Los duelos inconclusos
Todos los años, en esta fecha, los cementerios estaban llenos de personas que visitaban las tumbas de familiares y amigos difuntos. ¡Cuántos recuerdos agradecidos, cuánto respeto y cariño hacia los que partieron, también cuánta pena por su ausencia y, sobre todo, cuánta esperanza en la plenitud de vida de la resurrección presente en la oración y en las flores sobre sus tumbas! Pero este año no ha sido así, no podemos ir a los cementerios a visitar las tumbas donde descansan los restos mortales de nuestros seres queridos.
El encuentro de la familia, la oración y las manifestaciones llenas de cariño agradecido y traspasadas por la pena de la ausencia son parte del proceso del duelo. El duelo que todos vivimos ante la muerte de quienes hemos amado, y que es el dolor por la pérdida que sentimos. El duelo es el tiempo en que vamos digiriendo esa partida y el vacío que la ausencia que nos ha dejado; así, vamos reubicando emocionalmente en nuestra vida a la persona fallecida y vamos reformulando nuestra propia vida sin esa persona. De esta manera, vamos asumiendo la pérdida y rehaciendo nuestra vida, de una manera nueva o distinta.
Pero este año, con la tragedia del coronavirus, son muchos los duelos que han quedado inconclusos. Muchas personas fallecidas por el coronavirus, o por otras causas durante la pandemia, no han podido ser despedidas por sus familias y amigos, según los modos que hemos elaborado en nuestra cultura.
De muchas personas he escuchado frases como estas: “fuimos al hospital porque no se sentía bien y no lo vimos más, hasta que nos entregaron un ataúd sellado”, “ha muerto sola”, “no hemos podido verlo”, “no he podido despedirme de ella”. En los funerales que, como sacerdote, me ha tocado acompañar en el cementerio se percibe el dolor de una despedida que ha sido incompleta y un duelo que queda inconcluso.

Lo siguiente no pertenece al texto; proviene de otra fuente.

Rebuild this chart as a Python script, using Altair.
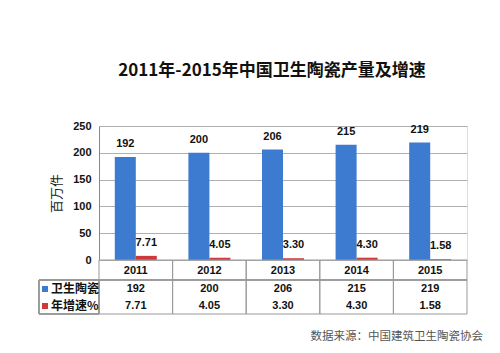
import altair as alt
import pandas as pd

years = ["2011", "2012", "2013", "2014", "2015"]
production = [192, 200, 206, 215, 219]
growth = [7.71, 4.05, 3.30, 4.30, 1.58]
series_names = ["卫生陶瓷", "年增速%"]
colors = ["#3C7BD0", "#CC3A3C"]
title_text = "2011年-2015年中国卫生陶瓷产量及增速"
y_title = "百万件"
y_ticks = [0, 50, 100, 150, 200, 250]
source_text = "数据来源：中国建筑卫生陶瓷协会"

W, H = 368, 134
FONT = "Noto Sans CJK SC"

rows = []
for y, p, g in zip(years, production, growth):
    rows.append({"year": y, "series": series_names[0], "value": p, "label": f"{p}"})
    rows.append({"year": y, "series": series_names[1], "value": g, "label": f"{g:.2f}"})
df = pd.DataFrame(rows)
ydf = pd.DataFrame({"year": years})

xs = alt.Scale(domain=years, paddingInner=0, paddingOuter=0)
xo = alt.Scale(domain=series_names, paddingInner=0, paddingOuter=0.752)
ys = alt.Scale(domain=[0, 250])
cs = alt.Scale(domain=series_names, range=colors)

y_axis = alt.Axis(values=y_ticks, title=y_title,
                  titleFont=FONT, titleFontSize=13, titleFontWeight="normal",
                  titleColor="#222", titlePadding=9,
                  labelFont="Liberation Sans", labelFontWeight="bold",
                  labelFontSize=11, labelColor="#111", labelPadding=8,
                  labelOverlap=False,
                  ticks=False, domainColor="#888", gridColor="#b0b0b0")

base = alt.Chart(df)

bars = base.mark_bar().encode(
    x=alt.X("year:N", scale=xs, axis=None),
    xOffset=alt.XOffset("series:N", scale=xo),
    y=alt.Y("value:Q", scale=ys, axis=y_axis),
    color=alt.Color("series:N", scale=cs, legend=None),
)

bar_labels = base.mark_text(dy=-8, font="Liberation Sans", fontWeight="bold",
                            fontSize=11, color="#111", baseline="bottom").encode(
    x=alt.X("year:N", scale=xs, axis=None),
    xOffset=alt.XOffset("series:N", scale=xo),
    y=alt.Y("value:Q", scale=ys, axis=y_axis),
    text="label:N",
)

# table cells
cells = alt.Chart(ydf).mark_rect(fill=None, stroke="#999", strokeWidth=1).encode(
    x=alt.X("year:N", scale=xs, axis=None),
    y=alt.value(H),
    y2=alt.value(H + 54),
)
row_line = alt.Chart(ydf).mark_rule(color="#999").encode(
    x=alt.value(-60), x2=alt.value(W), y=alt.value(H + 20)
)
legend_box = alt.Chart(ydf).mark_rect(fill=None, stroke="#999").encode(
    x=alt.value(-60), x2=alt.value(0), y=alt.value(H + 20), y2=alt.value(H + 54)
)

txt_style = dict(font="Liberation Sans", fontWeight="bold", fontSize=11, color="#111")
year_text = alt.Chart(ydf).mark_text(**txt_style).encode(
    x=alt.X("year:N", scale=xs, axis=None), y=alt.value(H + 11), text="year:N"
)
prod_text = base.transform_filter(alt.datum.series == series_names[0]).mark_text(
    **txt_style).encode(
    x=alt.X("year:N", scale=xs, axis=None), y=alt.value(H + 29), text="label:N"
)
growth_text = base.transform_filter(alt.datum.series == series_names[1]).mark_text(
    **txt_style).encode(
    x=alt.X("year:N", scale=xs, axis=None), y=alt.value(H + 46), text="label:N"
)

legend_layers = []
for i, (name, col) in enumerate(zip(series_names, colors)):
    ypix = H + 29 + 17 * i
    ldf = pd.DataFrame({"series": [name]})
    legend_layers.append(
        alt.Chart(ldf).mark_square(size=36, opacity=1, color=col).encode(
            x=alt.value(-54), y=alt.value(ypix))
    )
    legend_layers.append(
        alt.Chart(ldf).mark_text(align="left", font=FONT, fontWeight="bold",
                                 fontSize=12, color="#111").encode(
            x=alt.value(-48), y=alt.value(ypix), text="series:N")
    )

src = alt.Chart(ydf.head(1)).mark_text(align="right", font=FONT, fontSize=11.5,
                                       color="#555").encode(
    x=alt.value(W + 16), y=alt.value(H + 77), text=alt.value(source_text)
)

chart = alt.layer(bars, bar_labels, cells, row_line, legend_box, year_text,
                  prod_text, growth_text, *legend_layers, src).properties(
    width=W, height=H,
    title=alt.TitleParams(title_text, font=FONT, fontSize=17, fontWeight="bold",
                          color="#111", anchor="middle", dx=-11, offset=40),
    autosize="none",
    padding={"left": 99, "top": 126, "right": 33, "bottom": 93},
).configure_view(stroke=None).configure(background="white")

chart.save("out.html", embed_options={"renderer": "svg", "actions": False})
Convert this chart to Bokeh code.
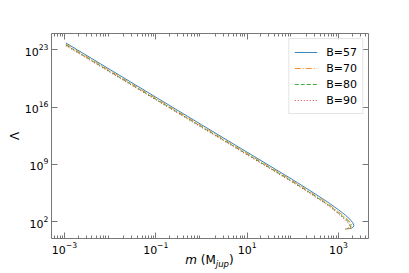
from bokeh.plotting import figure
from bokeh.models import FixedTicker, LogAxis, Range1d, CustomJSTickFormatter, Div
from bokeh.layouts import column
from bokeh.embed import file_html
from bokeh.resources import INLINE

# ---- data (log10 values) ----
labels = ["B=57", "B=70", "B=80", "B=90"]
logm_57 = [-2.97, -2.0, -1.0, 0.0, 1.0, 2.0, 2.4, 2.8, 3.0, 3.15, 3.25, 3.31, 3.34, 3.33, 3.29, 3.24]
logL_57 = [23.80, 20.55, 17.20, 13.85, 10.50, 7.15, 5.75, 4.30, 3.50, 2.85, 2.35, 1.95, 1.60, 1.40, 1.25, 1.18]
logm_70 = [-2.97, -2.0, -1.0, 0.0, 1.0, 2.0, 2.4, 2.8, 3.0, 3.12, 3.21, 3.27, 3.30, 3.29, 3.25, 3.20]
logL_70 = [23.65, 20.40, 17.05, 13.70, 10.35, 7.00, 5.58, 4.10, 3.25, 2.70, 2.25, 1.88, 1.58, 1.38, 1.23, 1.16]
logm_80 = [-2.97, -2.0, -1.0, 0.0, 1.0, 2.0, 2.4, 2.8, 3.0, 3.10, 3.19, 3.24, 3.27, 3.26, 3.22, 3.17]
logL_80 = [23.55, 20.30, 16.95, 13.60, 10.25, 6.90, 5.48, 4.00, 3.10, 2.65, 2.20, 1.85, 1.56, 1.36, 1.21, 1.14]
logm_90 = [-2.97, -2.0, -1.0, 0.0, 1.0, 2.0, 2.4, 2.8, 3.0, 3.08, 3.17, 3.22, 3.245, 3.235, 3.195, 3.145]
logL_90 = [23.47, 20.22, 16.87, 13.52, 10.17, 6.82, 5.40, 3.92, 3.00, 2.60, 2.15, 1.82, 1.54, 1.34, 1.19, 1.12]

x_major_ticks = [1e-3, 1e-1, 1e1, 1e3]
y_major_ticks = [1e2, 1e9, 1e16, 1e23]
x_minor_ticks = [k * 10.0 ** n for n in range(-4, 4) for k in range(2, 10)]

series = [
    (labels[0], logm_57, logL_57, "#1f77b4", "solid"),
    (labels[1], logm_70, logL_70, "#ff7f0e", "6 2 1 2"),
    (labels[2], logm_80, logL_80, "#2ca02c", "4 2"),
    (labels[3], logm_90, logL_90, "#d62728", "1 2"),
]

FONT = "DejaVu Sans"
AX = "#777777"

p = figure(width=409, height=256, x_axis_type="log", y_axis_type="log",
           x_range=Range1d(10 ** -3.285, 10 ** 3.66),
           y_range=Range1d(10 ** -0.01, 10 ** 24.95),
           output_backend="svg", toolbar_location=None,
           min_border_left=51, min_border_right=41,
           min_border_top=33, min_border_bottom=18)
p.outline_line_color = None
p.grid.visible = False
p.background_fill_color = "white"
p.border_fill_color = "white"

for lab, lm, ll, col, dash in series:
    xs = [10.0 ** v for v in lm]
    ys = [10.0 ** v for v in ll]
    p.line(xs, ys, line_color=col, line_width=0.9, line_dash=dash, legend_label=lab)

def style_axis(ax):
    ax.axis_line_color = AX
    ax.axis_line_width = 1
    ax.major_tick_line_color = AX
    ax.minor_tick_line_color = AX
    ax.major_tick_in = 6
    ax.major_tick_out = 0
    ax.minor_tick_in = 3
    ax.minor_tick_out = 0
    ax.major_label_text_font = FONT
    ax.major_label_text_color = "black"
    ax.major_label_standoff = 3
    ax.major_label_text_font_size = "11px"

p.xaxis.ticker = FixedTicker(ticks=x_major_ticks, minor_ticks=x_minor_ticks)
p.yaxis.ticker = FixedTicker(ticks=y_major_ticks, minor_ticks=[])
for ax in p.xaxis:
    style_axis(ax)
for ax in p.yaxis:
    style_axis(ax)
    ax.axis_label = "Λ"
    ax.axis_label_text_font = FONT
    ax.axis_label_text_font_style = "normal"
    ax.axis_label_text_font_size = "12px"
    ax.axis_label_text_color = "black"
    ax.axis_label_standoff = 0

blank = CustomJSTickFormatter(code="return ''")
top = LogAxis(ticker=FixedTicker(ticks=x_major_ticks, minor_ticks=x_minor_ticks), formatter=blank)
style_axis(top)
p.add_layout(top, "above")
right = LogAxis(ticker=FixedTicker(ticks=y_major_ticks, minor_ticks=[]), formatter=blank)
style_axis(right)
p.add_layout(right, "right")

lg = p.legend[0]
lg.location = "top_right"
lg.margin = 5
lg.padding = 5
lg.spacing = 0
lg.glyph_width = 23
lg.glyph_height = 16
lg.label_height = 16
lg.label_standoff = 9
lg.label_text_font = FONT
lg.label_text_font_size = "11px"
lg.label_text_color = "black"
lg.border_line_color = "#cccccc"
lg.border_line_width = 1
lg.background_fill_alpha = 0.8

xlabel = Div(
    text=('<div style="position:relative;top:-4px;box-sizing:border-box;width:409px;padding-left:10px;'
          'text-align:center;font-family:\'DejaVu Sans\';font-size:12px;line-height:12px;color:black;">'
          '<i>m</i> (M<sub style="font-size:8.5px;line-height:0;vertical-align:-3px;"><i>jup</i></sub>)</div>'),
    width=409, height=17, margin=0)

layout = column(p, xlabel, spacing=0)
open("out.html", "w").write(file_html(layout, INLINE))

Por eso, es importante que todos podamos acompañarnos en esos duelos inconclusos, hacerlo con la presencia y compañía, con disponibilidad para escuchar, porque las palabras se quedan cortas ante el dolor, la ausencia, la soledad; también la oración esperanzada de la fe en el Señor Jesús resucitado y la cercanía de la comunidad cristiana van permitiendo vivir el proceso del duelo. En estos tiempos en que la cercanía física se hace difícil, el teléfono, las video llamadas, los encuentros familiares y los encuentros de oración por zoom, facilitan la cercanía que no es posible físicamente.
Todo esto nos permite acercarnos en estas circunstancias que nos impone el coronavirus al momento misterioso de la muerte, el cual se escapa a nuestros cálculos. Es el momento cuando más sumergidos estamos en el Misterio -así, con mayúscula-; es decir, estamos en las manos de Dios. El acontecimiento misterioso de la muerte, como decía el poeta hindú Rabindranath Tagore, “no es la extinción de la luz, sino dejar de lado la lámpara porque llega la aurora”. En la muerte -la nuestra, que viviremos, y la de otros que hemos amado y ya han partido- no estamos ante la nada, ni el abandono, ni el silencio total, estamos ante el encuentro definitivo con nuestro origen, estamos ante Dios.
Esta es la esperanza que anima la fe de los cristianos en la despedida de nuestros seres queridos y en el proceso del duelo y su acompañamiento; que nuestra vida no camina hacia ninguna parte o, simplemente, hacia una tumba que nos espera en el cementerio, sino que nuestra vida camina hacia Dios, origen y plenitud de la vida. Hace quince siglos, san Agustín, lo formulaba diciendo: “nos hiciste para Ti, Señor, y nuestro corazón está inquieto hasta que descanse en Ti”.
Por eso, estos días en que celebramos la festividad de Todos los Santos y la Conmemoración de los Difuntos, son para acrecentar el corazón agradecido por el don de la vida como el mayor regalo que hemos recibido, y el don que ha sido la vida de los que hemos amado y ya han partido. Sin duda, cada familia encontrará el modo de recordar a sus difuntos queridos en estos días: una foto de ellos junto a una vela encendida y la Palabra del Señor Jesús, acompañando un almuerzo familiar lleno de recuerdos y gratitudes a ellos y al Señor que nos regaló la vida y la vida de los que han partido.
Hacemos todo esto porque necesitamos seguir amando a los que han partido y necesitamos hacer nuestro proceso de duelo, o acompañar el duelo de otros, porque -como dice una oración de la tradición cristiana- “la vida de los que en Ti creemos, Señor, no termina, se transforma; y al deshacerse nuestra morada terrenal, Tú nos regalas una morada eterna junto a Ti”.